Washington faces a budget challenge with a slowing economy and expected increased demand for services due to changes in federal law. Payroll tax proponents argue that the tax can raise money quickly to solve these pressures, whereas the income tax will take years to implement.

With the imminent arrival of the income tax legislation, the Standard tracked down Pedersen for a quick conversation on the situation. The following interview was lightly edited for clarity and length.

The payroll expense tax you sponsored last session is still alive. And there’s a new version in the House. Yet you’ve made clear the Senate bill won’t be heard and have made less than friendly comments toward the House bill. What’s changed?

We had a big discussion about it.
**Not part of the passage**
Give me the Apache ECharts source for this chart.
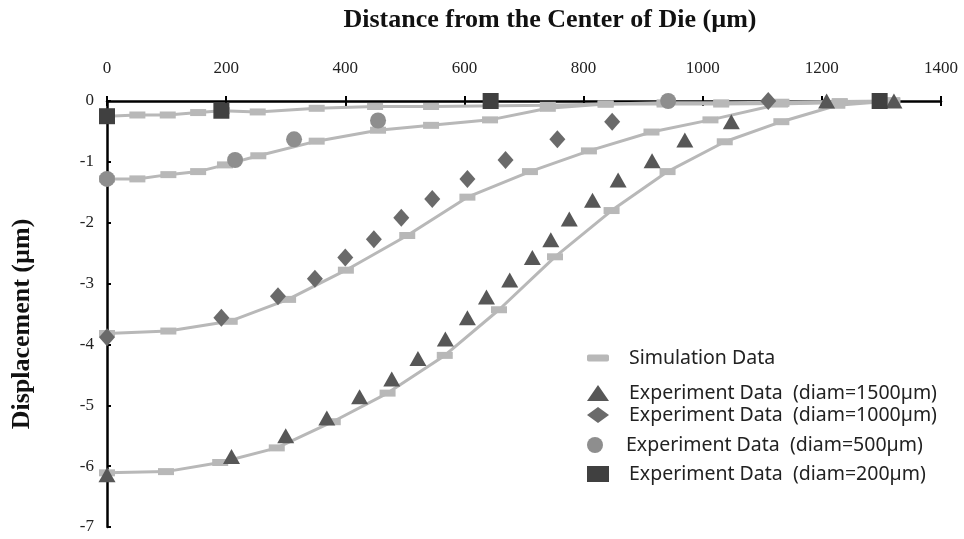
<!DOCTYPE html>
<html>
<head>
<meta charset="utf-8">
<script src="https://cdn.jsdelivr.net/npm/echarts@6/dist/echarts.min.js"></script>
<style>html,body{margin:0;padding:0;background:#fff}#c{width:964px;height:539px}</style>
</head>
<body>
<div id="c"></div>
<script>
// X tick labels
const xTicks = [0, 200, 400, 600, 800, 1000, 1200, 1400];
const yTicks = [0, -1, -2, -3, -4, -5, -6, -7];

// Simulation data (distance in µm, displacement in µm)
const simX1500 = [0, 99, 190, 285, 379, 471, 567, 658, 752, 847, 941, 1037, 1132, 1226, 1318];
const simY1500 = [-6.11, -6.09, -5.94, -5.70, -5.27, -4.80, -4.18, -3.43, -2.56, -1.80, -1.16, -0.67, -0.34, -0.07, 0];
const simX1000 = [0, 103, 206, 304, 401, 504, 605, 710, 809, 914, 1013, 1130, 1318];
const simY1000 = [-3.82, -3.78, -3.62, -3.26, -2.78, -2.21, -1.58, -1.16, -0.82, -0.51, -0.31, -0.05, 0];
const simX500 = [0, 51, 103, 153, 198, 254, 352, 455, 544, 643, 740, 837, 936, 1031, 1132, 1230, 1318];
const simY500 = [-1.28, -1.28, -1.21, -1.16, -1.05, -0.90, -0.66, -0.48, -0.40, -0.31, -0.12, -0.05, -0.03, -0.03, -0.02, -0.01, 0];
const simX200 = [0, 51, 102, 153, 193, 253, 352, 450, 544, 740, 837, 936, 1031, 1132, 1230, 1318];
const simY200 = [-0.25, -0.23, -0.23, -0.19, -0.16, -0.18, -0.12, -0.09, -0.09, -0.07, -0.05, -0.05, -0.05, -0.04, -0.02, 0];

// Experiment data
const expX1500 = [0, 209, 300, 369, 424, 478, 522, 568, 605, 637, 676, 714, 745, 776, 815, 858, 915, 970, 1048, 1208, 1321];
const expY1500 = [-6.14, -5.84, -5.50, -5.21, -4.86, -4.57, -4.23, -3.91, -3.56, -3.22, -2.94, -2.57, -2.28, -1.94, -1.63, -1.30, -0.98, -0.64, -0.34, 0, 0];
const expX1000 = [0, 192, 287, 349, 400, 448, 494, 546, 605, 669, 756, 848, 1110];
const expY1000 = [-3.88, -3.56, -3.21, -2.92, -2.57, -2.27, -1.92, -1.61, -1.28, -0.97, -0.63, -0.34, 0];
const expX500 = [0, 215, 314, 455, 942];
const expY500 = [-1.28, -0.97, -0.63, -0.32, 0];
const expX200 = [0, 192, 644, 1297];
const expY200 = [-0.25, -0.16, 0, 0];

const simName = 'Simulation Data';
const expNames = [
  'Experiment Data  (diam=1500µm)',
  'Experiment Data  (diam=1000µm)',
  'Experiment Data  (diam=500µm)',
  'Experiment Data  (diam=200µm)'
];

const zip = (xs, ys) => xs.map((x, i) => [x, ys[i]]);
const serif = '"Liberation Serif", "Times New Roman", serif';
const sans = '"Noto Sans", "Open Sans", sans-serif';

function simSeries(xs, ys) {
  return {
    type: 'line', name: simName, data: zip(xs, ys), clip: false,
    symbol: 'rect', symbolSize: [16, 7], showAllSymbol: true,
    lineStyle: { color: '#b8b8b8', width: 3 },
    itemStyle: { color: '#b8b8b8' },
    z: 2, silent: true
  };
}
function expSeries(name, xs, ys, symbol, size, color) {
  return {
    type: 'scatter', name, data: zip(xs, ys), clip: false,
    symbol, symbolSize: size, itemStyle: { color, opacity: 1 }, z: 5, silent: true
  };
}

const legendBase = {
  left: 587, orient: 'vertical', padding: 0, itemGap: 0,
  itemWidth: 22, itemHeight: 16, selectedMode: false,
  textStyle: { fontFamily: sans, fontSize: 19.5, color: '#222', padding: [0, 0, 0, 15] }
};

const chart = echarts.init(document.getElementById('c'), null, { renderer: 'canvas' });
chart.setOption({
  animation: false,
  backgroundColor: '#fff',
  grid: { left: 107, right: 23, top: 101, bottom: 12, containLabel: false, outerBoundsMode: 'none' },
  xAxis: [{
    type: 'value', position: 'top', min: 0, max: 1400, interval: 200,
    name: 'Distance from the Center of Die (µm)', nameLocation: 'middle', nameGap: 68,
    nameTextStyle: { fontFamily: serif, fontWeight: 'bold', fontSize: 26, color: '#111', padding: [0, 0, 0, 52] },
    axisLine: { onZero: false, lineStyle: { color: '#000', width: 2.5 } },
    axisTick: { inside: true, length: 5, lineStyle: { color: '#000', width: 2 } },
    axisLabel: { fontFamily: serif, fontSize: 17, color: '#222', margin: 24,
      formatter: v => xTicks.includes(v) ? String(v) : '' },
    splitLine: { show: false }
  }, {
    type: 'value', position: 'top', min: 0, max: 1400, interval: 200,
    axisLine: { show: false },
    axisTick: { show: true, inside: false, length: 5, lineStyle: { color: '#000', width: 2 } },
    axisLabel: { show: false }, splitLine: { show: false }
  }],
  yAxis: {
    type: 'value', min: -7, max: 0, interval: 1,
    name: 'Displacement (µm)', nameLocation: 'middle', nameGap: 72, nameRotate: 90,
    nameTextStyle: { fontFamily: serif, fontWeight: 'bold', fontSize: 26, color: '#111', padding: [0, 20, 0, 0] },
    axisLine: { onZero: false, lineStyle: { color: '#000', width: 2.5 } },
    axisTick: { inside: true, length: 4, lineStyle: { color: '#000', width: 2 } },
    axisLabel: { fontFamily: serif, fontSize: 17, color: '#222', margin: 13,
      formatter: v => yTicks.includes(v) ? String(v) : '' },
    splitLine: { show: false }
  },
  legend: [
    Object.assign({}, legendBase, { top: 348, itemHeight: 7, data: [{ name: simName, icon: 'roundRect' }] }),
    Object.assign({}, legendBase, { top: 383, data: [expNames[0]] }),
    Object.assign({}, legendBase, { top: 405, data: [expNames[1]] }),
    Object.assign({}, legendBase, { top: 435, data: [expNames[2]] }),
    Object.assign({}, legendBase, { top: 464, data: [expNames[3]] })
  ],
  series: [
    simSeries(simX1500, simY1500),
    simSeries(simX1000, simY1000),
    simSeries(simX500, simY500),
    simSeries(simX200, simY200),
    expSeries(expNames[0], expX1500, expY1500, 'triangle', [17, 15], '#575757'),
    expSeries(expNames[1], expX1000, expY1000, 'diamond', [16, 18], '#6a6a6a'),
    expSeries(expNames[2], expX500, expY500, 'circle', 16, '#8e8e8e'),
    expSeries(expNames[3], expX200, expY200, 'rect', 16, '#404040')
  ]
});
</script>
</body>
</html>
The end result was that by the time we had to decide what our strategy was going to be for funding the budget last year, we probably didn’t have 10 votes in our caucus for that bill.

Did you make a deal with leaders of big companies that if you did not pass the payroll expense tax, they wouldn’t oppose your efforts on the millionaire’s tax?

There isn’t any deal right now.

Some of them were concerned that the approach (last session) was more adversarial than it needed to be, that there was a way of working together that they wanted us to get back to so that they could help us solve the problems that we have.

Where that may be possible on the millionaire’s tax, that is absolutely not a possibility on the payroll tax. For a lot of them, that is existential about their ability to grow in this market.

But you still need revenue for this budget. The payroll tax would produce it faster than the income tax.

That is a falsehood that is coming from certain people who want to make people believe that there’s not a problem in the current budget that we can’t solve with additional revenue. Both of them could go into effect in 2028.

A persistent criticism from leaders of the largest statewide business organizations is that a payroll tax will drive companies from the state. Do you share their concern?

No matter what tax we do, there’s some suggestion like, ‘Oh, you’re gonna cause people to leave.’ That is a universal claim, sometimes borne out, sometimes not borne out.

Speaking for myself, I have learned over the last few years that when we do badly is when our tax system is out of alignment with the mainstream.

Probably the most hated tax that we have in the state is the B&O (business and occupation) tax. It’s riddled with exemptions and preferential rates. It’s constantly being lobbied and it’s not a surprise that 91 years after we enacted it, there’s not one single other place on Earth that has decided to follow us in taxing gross receipts.

We have pretty high aggregate business taxes. We’re probably in the top five. Our estate tax, when we increased the top marginal rate, we were the highest in the entire country. That echoes some of the concerns that we heard from the governor and others about the wealth tax (last year) and being the only state in the country that would have something like that.

By contrast, we did something like capital gains tax, which is just very middling in terms of how most places tax capital gains. Not much of a ripple on that and a good revenue stream that started up for the state. Similarly the millionaire tax establishes this relatively modest tax on income only above $1,000,000. Forty-one states have income taxes. You’re not creating a giant incentive (to leave).

Now, how do you evaluate the payroll tax? We’ve certainly imposed some other payroll taxes where that has not caused a giant exodus. There’s some indication that some of our more prominent employers have grown jobs more in Bellevue than in Seattle since the imposition of the JumpStart tax, you know. So that’s a factor to consider.

It’s also probably worth noting that they, the people who really didn’t want that tax to happen, were in the process of amassing a pretty significant war chest with a direct threat that they were going to undo it with an initiative.

Speaker (Laurie) Jinkins, Representative (Joe) Fitzgibbon, and I have been consistently engaging the business community to figure out how we can get them at least to be neutral, if not to being supportive, of an individual tax on millionaires.